A Saïda, l’accès aux services de base et sociaux organisé par le Hamas
Un petit quartier de la ville de Sidon, dans le sud du Liban, également connue sous le nom de Saïda, fait figure de petit paradis par rapport aux communautés avoisinantes.
Les près de 3 000 habitants du quartier, dont la grande majorité sont palestiniens, ont accès à un large éventail de services disparus depuis de longs mois maintenant au Liban, un pays où les services publics se sont pour la plupart effondrés après des années de crise économique, mais aussi de grande instabilité politique.
En quête permanente de popularité, fort de son prosélytisme tant religieux que politique, le curieux mérite des services rendus au sein de cette communauté de quartier revient au groupe armé et mouvement politique palestinien Hamas.

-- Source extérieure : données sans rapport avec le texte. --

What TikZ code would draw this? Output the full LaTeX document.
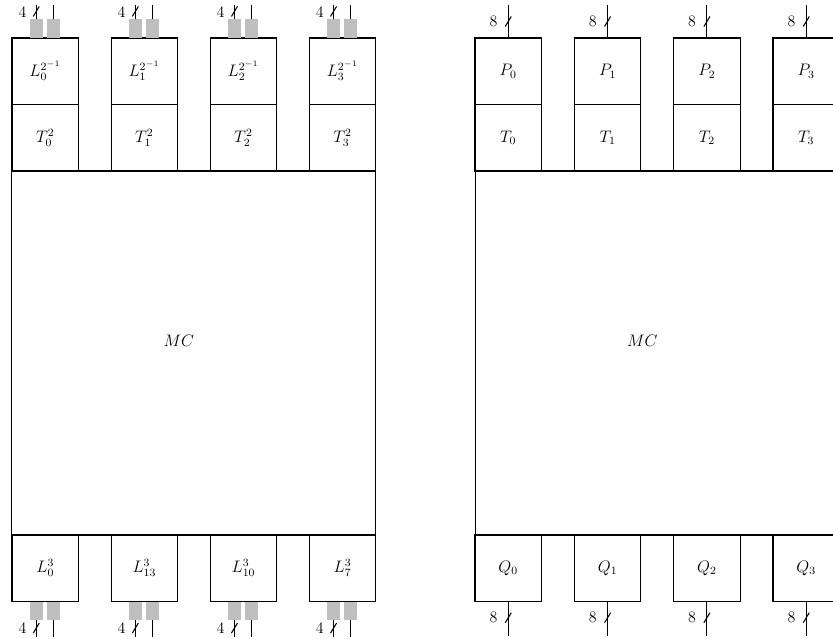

C’est ainsi que grâce au denier ainsi qu’à la logistique de l’organisation, qualifiée de terroriste par la communauté internationale, les habitants ont accès à l’eau potable fraîche quatre jours par semaine. Les rues sont propres et bien éclairées la nuit, l’accès à l’électricité domestique est régulé et distribué aux ménages. Les jeunes du quartier ont même accès à un centre de loisirs équipé d’un baby-foot, de sacs de boxe et d’équipements de musculation qu’ils peuvent utiliser à volonté, mais surtout gratuitement.
La crise économique et le désordre politique au Liban isole les réfugiés palestiniens au pays du cèdre.
Avant la crise, la communauté des réfugiés et globalement peu importe leurs provenances, était confrontée à une discrimination systémique ainsi qu’à de nombreux obstacles juridiques la plongeant dans une pauvreté certaine. Il est peu dire que la « générosité d’apparence » du Hamas est donc accueillie à bras ouverts, prosélytisme inclus.
Le mouvement extrémiste, dans une organisation rigoureuse proche du modèle de pays développés, a réussi à mettre en place une forme de services sociaux de base dont le budget est inconnu, tant dans son montant que sa provenance.
Et le succès politique est au rendez-vous. Ses réseaux non officiels de protection sociale à Gaza et en Cisjordanie ont largement contribué à sa victoire électorale en Palestine en 2006. Au Liban, la popularité du Hamas est aujourd’hui en pleine croissance alors que le groupe combat l’armée israélienne à Gaza.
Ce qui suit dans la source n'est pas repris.